The idea that MultiModel would outperform a dedicated model in the field of text parsing caught the researchers attention. They tried training a single-model parser on ImageNet, which is an image recognition engine, to see if it improved performance.
“This is indeed the case,” the researchers write. “The difference in performance is significant, and since we use both dropout and early stopping, we conjecture that it is not related to over-fitting.

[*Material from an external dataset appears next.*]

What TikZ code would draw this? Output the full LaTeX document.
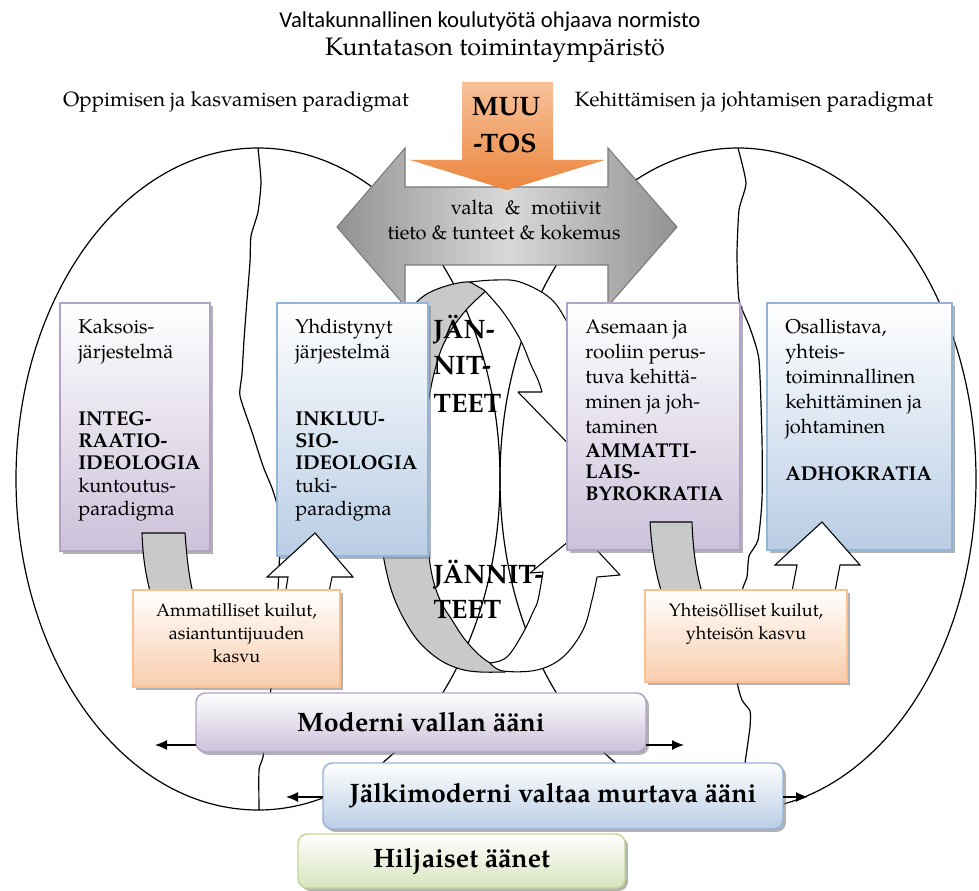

Rather, it seems, there are computational primitives shared between different tasks that allow for some transfer learning even between such seemingly unrelated tasks as ImageNet and parsing.”
The researchers demonstrated for the first time that a single deep learning model can jointly learn a number of large-scale tasks from multiple domains. “The key to success comes from designing a multi-modal architecture in which as many parameters as possible are shared and from using computational blocks from different domains together,” the researchers write. “We believe that this treads a path towards interesting future work on more general deep learning architectures, especially since our model shows transfer learning from tasks with a large amount of available data to ones where the data is limited.”
This is an important finding, as it indicates that deep learning may not be confined to stove-piped applications, and may in fact be applicable in a much more broader sense. For those who are eager for general AI, this brain-like capability demonstrated by Google Brain, Google Reseearch, and University of Toronto researchers could be very important, indeed.